The Gospel of Luke records a story in which Jesus meets ten lepers who call out to him for mercy. He tells them to go and see the priests at the temple and on their way they're "made clean." One of them, realizing he's healed, turns back and thanks Jesus. Wondering out loud what happened to the others and pointing out that this man wasn't even a Jew, Jesus receives his thanks and tells him to "get up and go on your way; your faith has made you well” (Luke 17:19).
It's a classic story of Jesus doing what Jesus does, offering healing to the sick and restoration to the marginalized. But there's this twist: Jesus heals many, but only one expresses thanks.
That's not to say that the others weren't grateful or that they did anything wrong. First of all, they did what Jesus said, they went to see the priests. Second, they were probably so excited to be healed that they wanted to show their families and friends and resume their place in society, the place that was lost to them when they became lepers. See, they are healed and restored (we hope, it doesn't really say), just as Jesus so often does in these healing stories.
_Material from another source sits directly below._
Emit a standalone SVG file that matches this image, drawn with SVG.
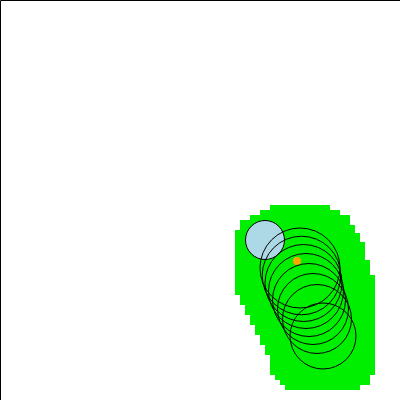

But healed and restored are not enough for the tenth man. He needs to acknowledge the gift of new life given to him. Sure, he might have been raised by very well-mannered parents who taught him to always say please and thank you, just to be polite. But wouldn't that be just the opposite of Jesus, who taught that the action was meaningless without the connection to the heart?
No, I think there's more. In the man's thanks is the faith that he was offering that thanks at the source, connecting with God through Jesus. His faith makes him more than just "well," it makes him whole, in body, mind and spirit.
Saying thank you, when offered from the heart, does that. It opens us to relationship with others, acknowledging that we accept, appreciate and embrace their gift, no matter what that gift may be, opening our hearts to theirs. It's more than politeness, it's wholeness.